**What is required**
Below is a listing to write out in full, exactly as given, without its pictures.
>> Start
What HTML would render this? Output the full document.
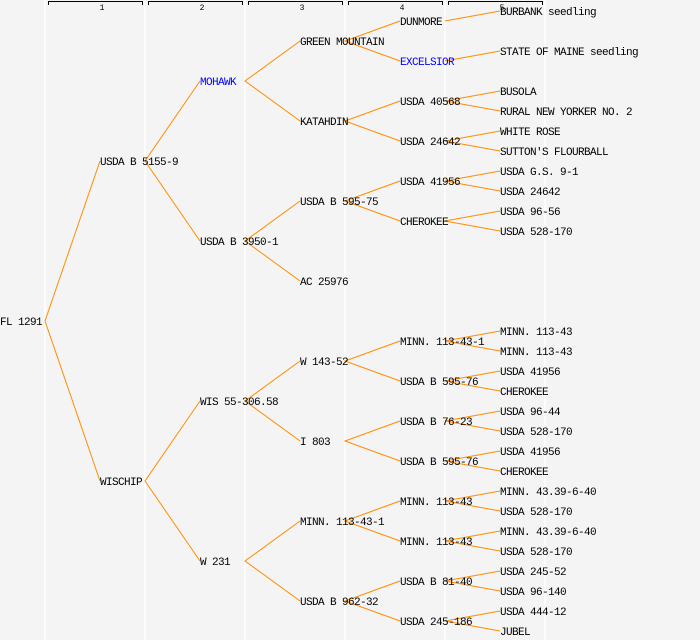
<!DOCTYPE html>
<html><head><meta charset="utf-8"><style>
html,body{margin:0;padding:0;background:#f4f4f4;}
svg{display:block;}
text{font-family:"Liberation Mono",monospace;font-size:11px;letter-spacing:-0.6px;fill:#000;}
.h{font-size:8px;letter-spacing:0;}
</style></head><body>
<svg width="700" height="640" xmlns="http://www.w3.org/2000/svg">
<rect width="700" height="640" fill="#f4f4f4"/>
<g stroke="#fff" stroke-width="1.5">
<line x1="45" y1="0" x2="45" y2="640"/><line x1="145" y1="0" x2="145" y2="640"/><line x1="245" y1="0" x2="245" y2="640"/><line x1="345" y1="0" x2="345" y2="640"/><line x1="445" y1="0" x2="445" y2="640"/><line x1="545" y1="0" x2="545" y2="640"/>
</g>
<g stroke="#000" stroke-width="1" fill="none">
<path d="M48.5 5V1.5H142.5V5"/><path d="M148.5 5V1.5H242.5V5"/><path d="M248.5 5V1.5H342.5V5"/><path d="M348.5 5V1.5H442.5V5"/><path d="M448.5 5V1.5H542.5V5"/>
</g>
<g text-anchor="middle">
<text class="h" x="102" y="10">1</text><text class="h" x="202" y="10">2</text><text class="h" x="302" y="10">3</text><text class="h" x="402" y="10">4</text><text class="h" x="502" y="10">5</text>
</g>
<g stroke="#ff8c00" stroke-width="1" fill="none">
<path d="M100 161L45 321L100 481"/>
<path d="M200 81L145 161L200 241"/>
<path d="M200 401L145 481L200 561"/>
<path d="M300 41L245 81L300 121"/>
<path d="M300 201L245 241L300 281"/>
<path d="M300 361L245 401L300 441"/>
<path d="M300 521L245 561L300 601"/>
<path d="M400 21L345 41L400 61"/>
<path d="M400 101L345 121L400 141"/>
<path d="M400 181L345 201L400 221"/>
<path d="M400 341L345 361L400 381"/>
<path d="M400 421L345 441L400 461"/>
<path d="M400 501L345 521L400 541"/>
<path d="M400 581L345 601L400 621"/>
<path d="M500 11L445 21"/>
<path d="M500 51L445 61"/>
<path d="M500 91L445 101L500 111"/>
<path d="M500 131L445 141L500 151"/>
<path d="M500 171L445 181L500 191"/>
<path d="M500 211L445 221L500 231"/>
<path d="M500 331L445 341L500 351"/>
<path d="M500 371L445 381L500 391"/>
<path d="M500 411L445 421L500 431"/>
<path d="M500 451L445 461L500 471"/>
<path d="M500 491L445 501L500 511"/>
<path d="M500 531L445 541L500 551"/>
<path d="M500 571L445 581L500 591"/>
<path d="M500 611L445 621L500 631"/>
</g>
<g dominant-baseline="central" transform="translate(0,1)">
<text x="0" y="322">FL 1291</text>
<text x="100" y="162">USDA B 5155-9</text>
<text x="100" y="482">WISCHIP</text>
<text x="200" y="82" style="fill:#0000ff">MOHAWK</text>
<text x="200" y="242">USDA B 3950-1</text>
<text x="200" y="402">WIS 55-306.58</text>
<text x="200" y="562">W 231</text>
<text x="300" y="42">GREEN MOUNTAIN</text>
<text x="300" y="122">KATAHDIN</text>
<text x="300" y="202">USDA B 595-75</text>
<text x="300" y="282">AC 25976</text>
<text x="300" y="362">W 143-52</text>
<text x="300" y="442">I 803</text>
<text x="300" y="522">MINN. 113-43-1</text>
<text x="300" y="602">USDA B 962-32</text>
<text x="400" y="22">DUNMORE</text>
<text x="400" y="62" style="fill:#0000ff">EXCELSIOR</text>
<text x="400" y="102">USDA 40568</text>
<text x="400" y="142">USDA 24642</text>
<text x="400" y="182">USDA 41956</text>
<text x="400" y="222">CHEROKEE</text>
<text x="400" y="342">MINN. 113-43-1</text>
<text x="400" y="382">USDA B 595-76</text>
<text x="400" y="422">USDA B 76-23</text>
<text x="400" y="462">USDA B 595-76</text>
<text x="400" y="502">MINN. 113-43</text>
<text x="400" y="542">MINN. 113-43</text>
<text x="400" y="582">USDA B 81-40</text>
<text x="400" y="622">USDA 245-186</text>
<text x="500" y="12">BURBANK seedling</text>
<text x="500" y="52">STATE OF MAINE seedling</text>
<text x="500" y="92">BUSOLA</text>
<text x="500" y="112">RURAL NEW YORKER NO. 2</text>
<text x="500" y="132">WHITE ROSE</text>
<text x="500" y="152">SUTTON'S FLOURBALL</text>
<text x="500" y="172">USDA G.S. 9-1</text>
<text x="500" y="192">USDA 24642</text>
<text x="500" y="212">USDA 96-56</text>
<text x="500" y="232">USDA 528-170</text>
<text x="500" y="332">MINN. 113-43</text>
<text x="500" y="352">MINN. 113-43</text>
<text x="500" y="372">USDA 41956</text>
<text x="500" y="392">CHEROKEE</text>
<text x="500" y="412">USDA 96-44</text>
<text x="500" y="432">USDA 528-170</text>
<text x="500" y="452">USDA 41956</text>
<text x="500" y="472">CHEROKEE</text>
<text x="500" y="492">MINN. 43.39-6-40</text>
<text x="500" y="512">USDA 528-170</text>
<text x="500" y="532">MINN. 43.39-6-40</text>
<text x="500" y="552">USDA 528-170</text>
<text x="500" y="572">USDA 245-52</text>
<text x="500" y="592">USDA 96-140</text>
<text x="500" y="612">USDA 444-12</text>
<text x="500" y="632">JUBEL</text>
</g>
</svg>
</body></html>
>> End
**Output of the exercise**
What HTML would render this? Output the full document.
<!DOCTYPE html>
<html><head><meta charset="utf-8"><style>
html,body{margin:0;padding:0;background:#f4f4f4;}
svg{display:block;}
text{font-family:"Liberation Mono",monospace;font-size:11px;letter-spacing:-0.6px;fill:#000;}
.h{font-size:8px;letter-spacing:0;}
</style></head><body>
<svg width="700" height="640" xmlns="http://www.w3.org/2000/svg">
<rect width="700" height="640" fill="#f4f4f4"/>
<g stroke="#fff" stroke-width="1.5">
<line x1="45" y1="0" x2="45" y2="640"/><line x1="145" y1="0" x2="145" y2="640"/><line x1="245" y1="0" x2="245" y2="640"/><line x1="345" y1="0" x2="345" y2="640"/><line x1="445" y1="0" x2="445" y2="640"/><line x1="545" y1="0" x2="545" y2="640"/>
</g>
<g stroke="#000" stroke-width="1" fill="none">
<path d="M48.5 5V1.5H142.5V5"/><path d="M148.5 5V1.5H242.5V5"/><path d="M248.5 5V1.5H342.5V5"/><path d="M348.5 5V1.5H442.5V5"/><path d="M448.5 5V1.5H542.5V5"/>
</g>
<g text-anchor="middle">
<text class="h" x="102" y="10">1</text><text class="h" x="202" y="10">2</text><text class="h" x="302" y="10">3</text><text class="h" x="402" y="10">4</text><text class="h" x="502" y="10">5</text>
</g>
<g stroke="#ff8c00" stroke-width="1" fill="none">
<path d="M100 161L45 321L100 481"/>
<path d="M200 81L145 161L200 241"/>
<path d="M200 401L145 481L200 561"/>
<path d="M300 41L245 81L300 121"/>
<path d="M300 201L245 241L300 281"/>
<path d="M300 361L245 401L300 441"/>
<path d="M300 521L245 561L300 601"/>
<path d="M400 21L345 41L400 61"/>
<path d="M400 101L345 121L400 141"/>
<path d="M400 181L345 201L400 221"/>
<path d="M400 341L345 361L400 381"/>
<path d="M400 421L345 441L400 461"/>
<path d="M400 501L345 521L400 541"/>
<path d="M400 581L345 601L400 621"/>
<path d="M500 11L445 21"/>
<path d="M500 51L445 61"/>
<path d="M500 91L445 101L500 111"/>
<path d="M500 131L445 141L500 151"/>
<path d="M500 171L445 181L500 191"/>
<path d="M500 211L445 221L500 231"/>
<path d="M500 331L445 341L500 351"/>
<path d="M500 371L445 381L500 391"/>
<path d="M500 411L445 421L500 431"/>
<path d="M500 451L445 461L500 471"/>
<path d="M500 491L445 501L500 511"/>
<path d="M500 531L445 541L500 551"/>
<path d="M500 571L445 581L500 591"/>
<path d="M500 611L445 621L500 631"/>
</g>
<g dominant-baseline="central" transform="translate(0,1)">
<text x="0" y="322">FL 1291</text>
<text x="100" y="162">USDA B 5155-9</text>
<text x="100" y="482">WISCHIP</text>
<text x="200" y="82" style="fill:#0000ff">MOHAWK</text>
<text x="200" y="242">USDA B 3950-1</text>
<text x="200" y="402">WIS 55-306.58</text>
<text x="200" y="562">W 231</text>
<text x="300" y="42">GREEN MOUNTAIN</text>
<text x="300" y="122">KATAHDIN</text>
<text x="300" y="202">USDA B 595-75</text>
<text x="300" y="282">AC 25976</text>
<text x="300" y="362">W 143-52</text>
<text x="300" y="442">I 803</text>
<text x="300" y="522">MINN. 113-43-1</text>
<text x="300" y="602">USDA B 962-32</text>
<text x="400" y="22">DUNMORE</text>
<text x="400" y="62" style="fill:#0000ff">EXCELSIOR</text>
<text x="400" y="102">USDA 40568</text>
<text x="400" y="142">USDA 24642</text>
<text x="400" y="182">USDA 41956</text>
<text x="400" y="222">CHEROKEE</text>
<text x="400" y="342">MINN. 113-43-1</text>
<text x="400" y="382">USDA B 595-76</text>
<text x="400" y="422">USDA B 76-23</text>
<text x="400" y="462">USDA B 595-76</text>
<text x="400" y="502">MINN. 113-43</text>
<text x="400" y="542">MINN. 113-43</text>
<text x="400" y="582">USDA B 81-40</text>
<text x="400" y="622">USDA 245-186</text>
<text x="500" y="12">BURBANK seedling</text>
<text x="500" y="52">STATE OF MAINE seedling</text>
<text x="500" y="92">BUSOLA</text>
<text x="500" y="112">RURAL NEW YORKER NO. 2</text>
<text x="500" y="132">WHITE ROSE</text>
<text x="500" y="152">SUTTON'S FLOURBALL</text>
<text x="500" y="172">USDA G.S. 9-1</text>
<text x="500" y="192">USDA 24642</text>
<text x="500" y="212">USDA 96-56</text>
<text x="500" y="232">USDA 528-170</text>
<text x="500" y="332">MINN. 113-43</text>
<text x="500" y="352">MINN. 113-43</text>
<text x="500" y="372">USDA 41956</text>
<text x="500" y="392">CHEROKEE</text>
<text x="500" y="412">USDA 96-44</text>
<text x="500" y="432">USDA 528-170</text>
<text x="500" y="452">USDA 41956</text>
<text x="500" y="472">CHEROKEE</text>
<text x="500" y="492">MINN. 43.39-6-40</text>
<text x="500" y="512">USDA 528-170</text>
<text x="500" y="532">MINN. 43.39-6-40</text>
<text x="500" y="552">USDA 528-170</text>
<text x="500" y="572">USDA 245-52</text>
<text x="500" y="592">USDA 96-140</text>
<text x="500" y="612">USDA 444-12</text>
<text x="500" y="632">JUBEL</text>
</g>
</svg>
</body></html>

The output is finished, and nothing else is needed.